聽到那美女助手的話,原本老老實實的躺在牀上的禿子,卻是立刻坐起身來用着興奮的眼神望着那美女助手。
既然肯前來做模特,禿頂自然是仔細打聽過金非正大師的手術情況。
正因爲如此,禿頂卻是清楚的知道,金非正雖然能夠讓人長出新發,卻是那種枯黃乾燥的頭髮,要想擁有一頭黑髮並且保證發囊不會再次枯死,後期的各種保養也會是一個大價錢。
如果美女助手所言屬實,禿頂非常清楚,這會直接省下自己後期一大筆的保養錢,在自己這高壓國度,直接能夠省下如此大的一筆錢,禿頂又如何會不激動。
“她說的沒錯,唐兵已經讓你徹底痊癒,回去後你洗頭時固定有點營養,長出的頭髮絕對烏黑髮亮。”
略微頹廢的聲音在這一刻響起,卻是金非正已經放下手上的活走了過來。
望着唐兵,微微一鞠躬,這一刻金非正卻是無比佩服道:“到底是唐兵大師您的家傳生髮針法,我即使僥倖奪得秘籍,卻只是學其形,與您的手段確實相差甚遠。”
這是什麼態度,認輸服軟!
聽着金非正的話,唐兵不由的認真打量着金非正。
在金非正的臉上看到了除了佩服就是真誠,根本就沒有一絲造作。
即使兩方處於敵對狀態,這一刻,唐兵卻還是爲了金非正的人品感到欽佩。
這是一個非常有原則,也是一個真正熱愛美容事業的男人,否則他不會在全國一片沉默的情況下,主動站出來挑戰唐兵,更不會主動承認生生不息針法來自華夏。
望着金非正,唐兵卻是認真道:“能夠憑藉秘籍專研到這種程度,已經可以看出你的天賦了,要知道我們唐家從古至今各種美容手法流出出不知道多少,可是很多人空有記載,卻是始終沒有人能夠研究出施展方法。
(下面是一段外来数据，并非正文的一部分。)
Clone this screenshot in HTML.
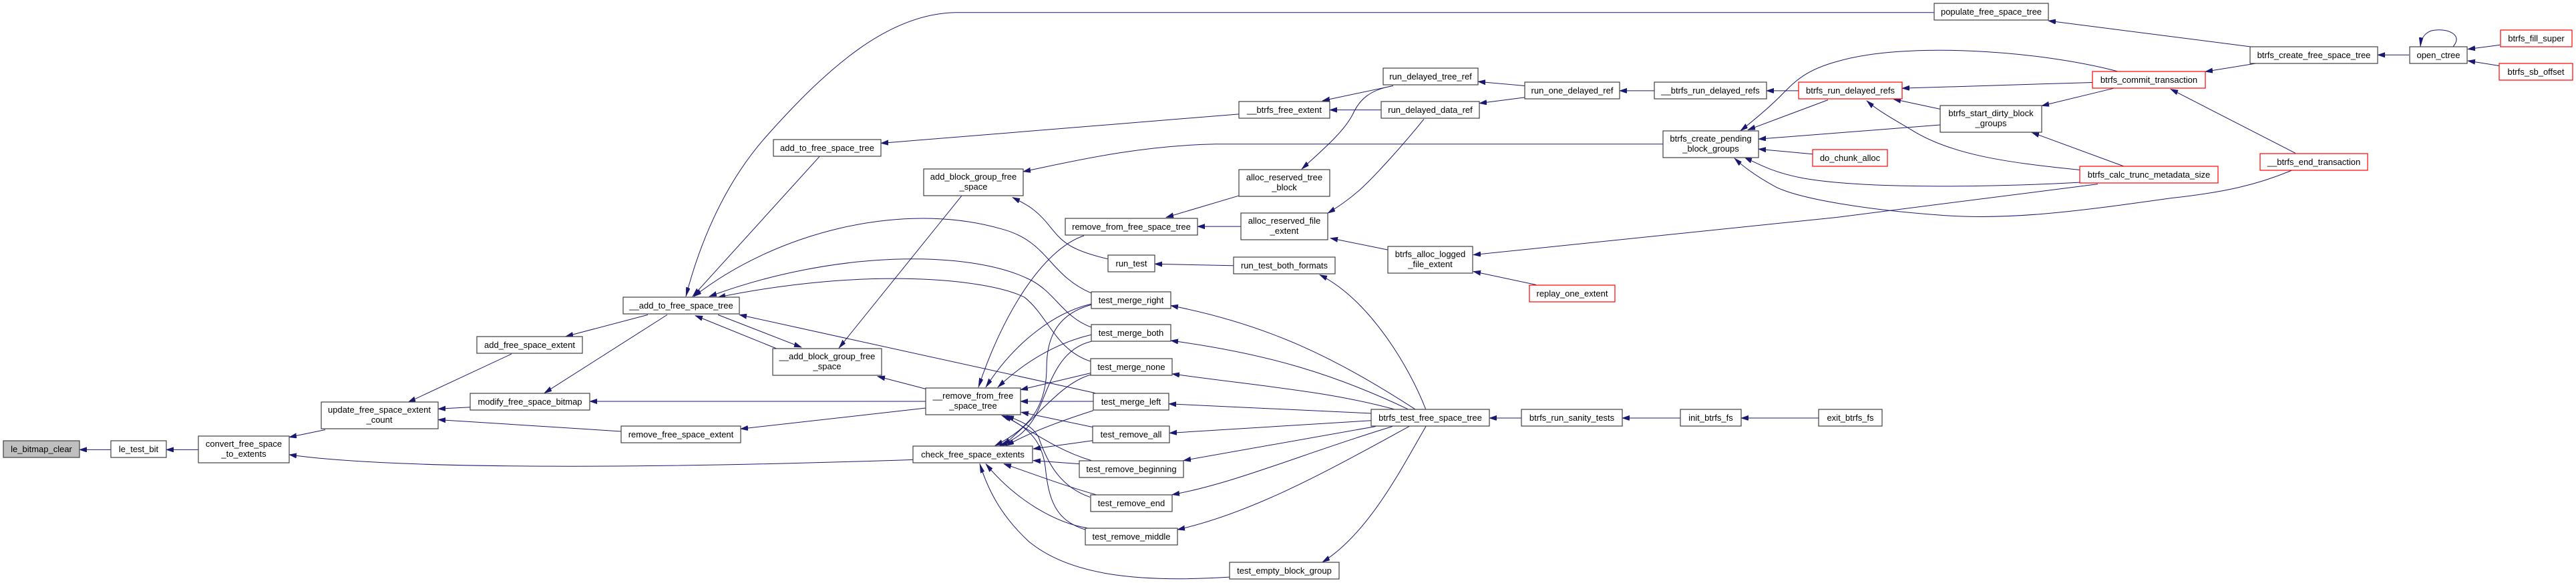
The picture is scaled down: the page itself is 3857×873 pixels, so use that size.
<!DOCTYPE html>
<html><head><meta charset="utf-8"><style>
html,body{margin:0;padding:0;background:#fff;}
svg{display:block;}
.n rect{fill:#fff;stroke:#404040;stroke-width:1.2;}
.r rect{fill:#fff;stroke:#ff0000;stroke-width:1.2;}
text{font-family:"Liberation Sans",Arial,sans-serif;font-size:13px;fill:#000;text-anchor:middle;}
.e path{fill:none;stroke:#191970;stroke-width:1;vector-effect:non-scaling-stroke;}
</style></head><body>
<svg width="3857" height="873" viewBox="0 0 3857 873" xmlns="http://www.w3.org/2000/svg">
<defs>
<marker id="a" markerUnits="userSpaceOnUse" markerWidth="14" markerHeight="14" refX="11" refY="3" orient="auto">
<path d="M0,0 L11,3 L0,6 z" fill="#191970" stroke="#191970" stroke-width="0.5"/>
</marker>
</defs>
<g class="e" transform="scale(1,1.247)">
<path marker-end="url(#a)" d="M166,540 L119,540"/>
<path marker-end="url(#a)" d="M297,540 L249,540"/>
<path marker-end="url(#a)" d="M487,516 L433,525"/>
<path marker-end="url(#a)" d="M1367,552 C1000,562 600,565 433,546"/>
<path marker-end="url(#a)" d="M766,425 L611,483"/>
<path marker-end="url(#a)" d="M704,489 L656,491"/>
<path marker-end="url(#a)" d="M930,518 L656,504"/>
<path marker-end="url(#a)" d="M970,378 L847,404"/>
<path marker-end="url(#a)" d="M999,378 L815,472"/>
<path marker-end="url(#a)" d="M1386,482 L883,482"/>
<path marker-end="url(#a)" d="M1386,490 L1109,515"/>
<path marker-end="url(#a)" d="M1386,467 L1314,452"/>
<path marker-end="url(#a)" d="M1164,419 L1041,379"/>
<path marker-end="url(#a)" d="M1075,378 L1200,417"/>
<path marker-end="url(#a)" d="M1227,188 L1037,356"/>
<path marker-end="url(#a)" d="M2896,15 L1430,15 C1330,17 1240,80 1146,165 C1080,225 1045,300 1027,356"/>
<path marker-end="url(#a)" d="M1634,352 C1570,330 1570,290 1500,275 C1350,240 1160,280 1039,356"/>
<path marker-end="url(#a)" d="M1634,393 C1590,380 1580,350 1540,335 C1450,300 1250,300 1062,356"/>
<path marker-end="url(#a)" d="M1633,434 C1580,420 1570,380 1534,357 C1480,335 1300,320 1075,357"/>
<path marker-end="url(#a)" d="M1640,472 L1107,378"/>
<path marker-end="url(#a)" d="M1440,235 L1256,418"/>
<path marker-end="url(#a)" d="M2490,173 L1820,173 C1700,175 1600,195 1532,206"/>
<path marker-end="url(#a)" d="M1659,311 C1600,300 1590,290 1570,270 C1550,250 1535,245 1516,237"/>
<path marker-end="url(#a)" d="M1623,283 C1560,300 1500,380 1465,465"/>
<path marker-end="url(#a)" d="M1634,365 C1580,375 1520,410 1476,465"/>
<path marker-end="url(#a)" d="M1634,402 C1590,410 1540,430 1494,465"/>
<path marker-end="url(#a)" d="M1633,448 L1528,468"/>
<path marker-end="url(#a)" d="M1637,482 L1528,482"/>
<path marker-end="url(#a)" d="M1637,513 L1529,495"/>
<path marker-end="url(#a)" d="M1634,553 C1580,540 1540,515 1503,499"/>
<path marker-end="url(#a)" d="M1632,597 C1590,585 1570,560 1555,525 C1545,510 1525,505 1507,499"/>
<path marker-end="url(#a)" d="M1625,636 C1580,625 1570,600 1565,560 C1560,530 1540,512 1500,499"/>
<path marker-end="url(#a)" d="M1634,366 C1570,380 1567,420 1567,446 C1565,490 1540,515 1490,535"/>
<path marker-end="url(#a)" d="M1634,410 C1580,420 1570,470 1550,500 C1535,520 1520,528 1497,535"/>
<path marker-end="url(#a)" d="M1633,450 C1590,460 1560,495 1502,535"/>
<path marker-end="url(#a)" d="M1637,493 C1590,505 1540,520 1507,535"/>
<path marker-end="url(#a)" d="M1637,529 L1547,539"/>
<path marker-end="url(#a)" d="M1616,557 L1547,553"/>
<path marker-end="url(#a)" d="M1641,594 C1600,585 1550,570 1503,557"/>
<path marker-end="url(#a)" d="M1628,634 C1580,628 1520,600 1476,557"/>
<path marker-end="url(#a)" d="M1841,693 C1700,700 1600,690 1540,650 C1500,620 1480,590 1467,557"/>
<path marker-end="url(#a)" d="M1855,235 L1746,261"/>
<path marker-end="url(#a)" d="M1858,272 L1793,272"/>
<path marker-end="url(#a)" d="M2086,103 L1980,121"/>
<path marker-end="url(#a)" d="M2068,132 L1991,132"/>
<path marker-end="url(#a)" d="M1855,137 L1319,172"/>
<path marker-end="url(#a)" d="M2086,103 C2050,108 2035,120 2025,138 C2010,160 1980,180 1949,203"/>
<path marker-end="url(#a)" d="M2132,143 C2100,175 2060,210 2040,225 C2020,240 2000,250 1988,256"/>
<path marker-end="url(#a)" d="M2078,300 L1992,286"/>
<path marker-end="url(#a)" d="M1847,319 L1729,317"/>
<path marker-end="url(#a)" d="M2135,492 C2110,440 2050,360 1976,330"/>
<path marker-end="url(#a)" d="M2120,492 C2000,430 1900,390 1753,367"/>
<path marker-end="url(#a)" d="M2110,492 C2000,450 1900,425 1753,409"/>
<path marker-end="url(#a)" d="M2090,492 C1990,470 1900,465 1755,449"/>
<path marker-end="url(#a)" d="M2070,497 L1750,485"/>
<path marker-end="url(#a)" d="M2053,505 L1751,520"/>
<path marker-end="url(#a)" d="M2060,512 L1772,553"/>
<path marker-end="url(#a)" d="M2085,512 C1950,545 1850,580 1755,594"/>
<path marker-end="url(#a)" d="M2110,512 C2000,560 1880,615 1763,636"/>
<path marker-end="url(#a)" d="M2135,512 C2100,560 2050,640 1980,675"/>
<path marker-end="url(#a)" d="M2278,502 L2230,502"/>
<path marker-end="url(#a)" d="M2516,502 L2429,502"/>
<path marker-end="url(#a)" d="M2723,502 L2607,502"/>
<path marker-end="url(#a)" d="M2283,103 L2213,98"/>
<path marker-end="url(#a)" d="M2283,117 L2215,124"/>
<path marker-end="url(#a)" d="M2477,109 L2425,109"/>
<path marker-end="url(#a)" d="M2693,109 L2645,109"/>
<path marker-end="url(#a)" d="M2737,120 L2617,156"/>
<path marker-end="url(#a)" d="M3172,86 C3050,60 2850,50 2750,74 C2700,85 2685,100 2665,116 C2645,132 2625,145 2606,157"/>
<path marker-end="url(#a)" d="M2905,150 L2633,167"/>
<path marker-end="url(#a)" d="M2714,185 L2633,179"/>
<path marker-end="url(#a)" d="M3114,219 C3000,224 2800,228 2700,214 C2660,208 2640,200 2612,189"/>
<path marker-end="url(#a)" d="M3433,204 C3380,222 3330,231 3250,238 C3100,255 3000,265 2900,258 C2800,252 2700,240 2660,225 C2630,212 2610,200 2597,190"/>
<path marker-end="url(#a)" d="M3141,221 L2750,261 L2206,306"/>
<path marker-end="url(#a)" d="M2300,342 L2206,326"/>
<path marker-end="url(#a)" d="M3133,99 L2848,106"/>
<path marker-end="url(#a)" d="M2905,131 L2835,119"/>
<path marker-end="url(#a)" d="M3114,204 C3000,195 2920,185 2862,156 C2835,143 2810,132 2795,121"/>
<path marker-end="url(#a)" d="M3165,106 L3057,127"/>
<path marker-end="url(#a)" d="M3181,200 L3042,159"/>
<path marker-end="url(#a)" d="M3379,76 L3302,86"/>
<path marker-end="url(#a)" d="M3369,56 L3067,25"/>
<path marker-end="url(#a)" d="M3437,184 L3250,107"/>
<path marker-end="url(#a)" d="M3607,66 L3560,66"/>
<path marker-end="url(#a)" d="M3673,56 C3690,40 3660,33 3640,37 C3630,40 3625,46 3624,56"/>
<path marker-end="url(#a)" d="M3743,54 L3695,59"/>
<path marker-end="url(#a)" d="M3742,79 L3695,73"/>
</g>

<g class="n"><rect x="5" y="660" width="114" height="25" style="fill:#bfbfbf"/><text x="62" y="677">le_bitmap_clear</text></g>
<g class="n"><rect x="166" y="660" width="83" height="25"/><text x="207.5" y="677">le_test_bit</text></g>
<g class="n"><rect x="297" y="653" width="136" height="40"/><text x="365" y="669">convert_free_space</text><text x="365" y="684">_to_extents</text></g>
<g class="n"><rect x="481" y="602" width="175" height="40"/><text x="568" y="618">update_free_space_extent</text><text x="568" y="633">_count</text></g>
<g class="n"><rect x="933" y="445" width="174" height="25"/><text x="1020" y="462">__add_to_free_space_tree</text></g>
<g class="n"><rect x="714" y="504" width="158" height="25"/><text x="793" y="521">add_free_space_extent</text></g>
<g class="n"><rect x="704" y="589" width="179" height="25"/><text x="793.5" y="606">modify_free_space_bitmap</text></g>
<g class="n"><rect x="930" y="638" width="179" height="25"/><text x="1019.5" y="655">remove_free_space_extent</text></g>
<g class="n"><rect x="1158" y="209" width="161" height="25"/><text x="1238.5" y="226">add_to_free_space_tree</text></g>
<g class="n"><rect x="1157" y="522" width="163" height="40"/><text x="1238.5" y="538">__add_block_group_free</text><text x="1238.5" y="553">_space</text></g>
<g class="n"><rect x="1383" y="253" width="149" height="40"/><text x="1457.5" y="269">add_block_group_free</text><text x="1457.5" y="284">_space</text></g>
<g class="n"><rect x="1386" y="581" width="142" height="40"/><text x="1457" y="597">__remove_from_free</text><text x="1457" y="612">_space_tree</text></g>
<g class="n"><rect x="1367" y="668" width="179" height="25"/><text x="1456.5" y="685">check_free_space_extents</text></g>
<g class="n"><rect x="1595" y="327" width="198" height="25"/><text x="1694" y="344">remove_from_free_space_tree</text></g>
<g class="n"><rect x="1659" y="382" width="70" height="25"/><text x="1694" y="399">run_test</text></g>
<g class="n"><rect x="1634" y="437" width="119" height="25"/><text x="1693.5" y="454">test_merge_right</text></g>
<g class="n"><rect x="1634" y="486" width="119" height="25"/><text x="1693.5" y="503">test_merge_both</text></g>
<g class="n"><rect x="1633" y="537" width="122" height="25"/><text x="1694" y="554">test_merge_none</text></g>
<g class="n"><rect x="1637" y="589" width="113" height="25"/><text x="1693.5" y="606">test_merge_left</text></g>
<g class="n"><rect x="1636" y="638" width="115" height="25"/><text x="1693.5" y="655">test_remove_all</text></g>
<g class="n"><rect x="1616" y="690" width="156" height="25"/><text x="1694" y="707">test_remove_beginning</text></g>
<g class="n"><rect x="1633" y="741" width="122" height="25"/><text x="1694" y="758">test_remove_end</text></g>
<g class="n"><rect x="1625" y="791" width="138" height="25"/><text x="1694" y="808">test_remove_middle</text></g>
<g class="n"><rect x="1841" y="842" width="164" height="25"/><text x="1923" y="859">test_empty_block_group</text></g>
<g class="n"><rect x="1855" y="152" width="136" height="25"/><text x="1923" y="169">__btrfs_free_extent</text></g>
<g class="n"><rect x="1855" y="254" width="136" height="40"/><text x="1923" y="270">alloc_reserved_tree</text><text x="1923" y="285">_block</text></g>
<g class="n"><rect x="1858" y="319" width="130" height="40"/><text x="1923" y="335">alloc_reserved_file</text><text x="1923" y="350">_extent</text></g>
<g class="n"><rect x="1847" y="385" width="152" height="25"/><text x="1923" y="402">run_test_both_formats</text></g>
<g class="n"><rect x="2071" y="102" width="142" height="25"/><text x="2142" y="119">run_delayed_tree_ref</text></g>
<g class="n"><rect x="2068" y="152" width="147" height="25"/><text x="2141.5" y="169">run_delayed_data_ref</text></g>
<g class="n"><rect x="2078" y="369" width="127" height="40"/><text x="2141.5" y="385">btrfs_alloc_logged</text><text x="2141.5" y="400">_file_extent</text></g>
<g class="n"><rect x="2053" y="613" width="177" height="25"/><text x="2141.5" y="630">btrfs_test_free_space_tree</text></g>
<g class="n"><rect x="2283" y="123" width="142" height="25"/><text x="2354" y="140">run_one_delayed_ref</text></g>
<g class="r"><rect x="2290" y="427" width="128" height="25"/><text x="2354" y="444">replay_one_extent</text></g>
<g class="n"><rect x="2278" y="613" width="151" height="25"/><text x="2353.5" y="630">btrfs_run_sanity_tests</text></g>
<g class="n"><rect x="2477" y="123" width="168" height="25"/><text x="2561" y="140">__btrfs_run_delayed_refs</text></g>
<g class="n"><rect x="2490" y="196" width="143" height="40"/><text x="2561.5" y="212">btrfs_create_pending</text><text x="2561.5" y="227">_block_groups</text></g>
<g class="n"><rect x="2516" y="613" width="91" height="25"/><text x="2561.5" y="630">init_btrfs_fs</text></g>
<g class="r"><rect x="2693" y="123" width="155" height="25"/><text x="2770.5" y="140">btrfs_run_delayed_refs</text></g>
<g class="r"><rect x="2714" y="224" width="112" height="25"/><text x="2770" y="241">do_chunk_alloc</text></g>
<g class="n"><rect x="2723" y="613" width="95" height="25"/><text x="2770.5" y="630">exit_btrfs_fs</text></g>
<g class="n"><rect x="2896" y="5" width="171" height="25"/><text x="2981.5" y="22">populate_free_space_tree</text></g>
<g class="n"><rect x="2905" y="158" width="152" height="40"/><text x="2981" y="174">btrfs_start_dirty_block</text><text x="2981" y="189">_groups</text></g>
<g class="r"><rect x="3133" y="107" width="169" height="25"/><text x="3217.5" y="124">btrfs_commit_transaction</text></g>
<g class="r"><rect x="3114" y="249" width="207" height="25"/><text x="3217.5" y="266">btrfs_calc_trunc_metadata_size</text></g>
<g class="n"><rect x="3369" y="70" width="191" height="25"/><text x="3464.5" y="87">btrfs_create_free_space_tree</text></g>
<g class="r"><rect x="3384" y="230" width="161" height="25"/><text x="3464.5" y="247">__btrfs_end_transaction</text></g>
<g class="n"><rect x="3608" y="70" width="86" height="25"/><text x="3651" y="87">open_ctree</text></g>
<g class="r"><rect x="3744" y="45" width="107" height="25"/><text x="3797.5" y="62">btrfs_fill_super</text></g>
<g class="r"><rect x="3742" y="95" width="110" height="25"/><text x="3797" y="112">btrfs_sb_offset</text></g>
</svg>
</body></html>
”
隨着唐兵的話落,金非正的臉上卻是立刻露出一絲驕傲,只是當他的目光無意掃向臺下,看着下方衆人失落的目光,身子卻是不由的蹉跎了幾分。
“有天分又如何,敗了就是敗了,唐兵大師您繼續,我這把老骨頭就不陪你在耗着了。”
意興闌珊的走回座位,小心翼翼的幫助禿頂拔掉頭頂的針,又是囑咐幾句,金非正就是與一衆美女助理開始向外走。
而臺下那些原本對金非正各種吹捧的美容大師們,在這一刻卻是無一人對金非正就行送別。
冷漠,蔑視,這就是這些美容大師們對於失敗者的態度,看着衆人的態度,唐兵隱隱的覺得,也許金非正那句他若敗,絕對無人敢再上臺挑戰並非一句虛言。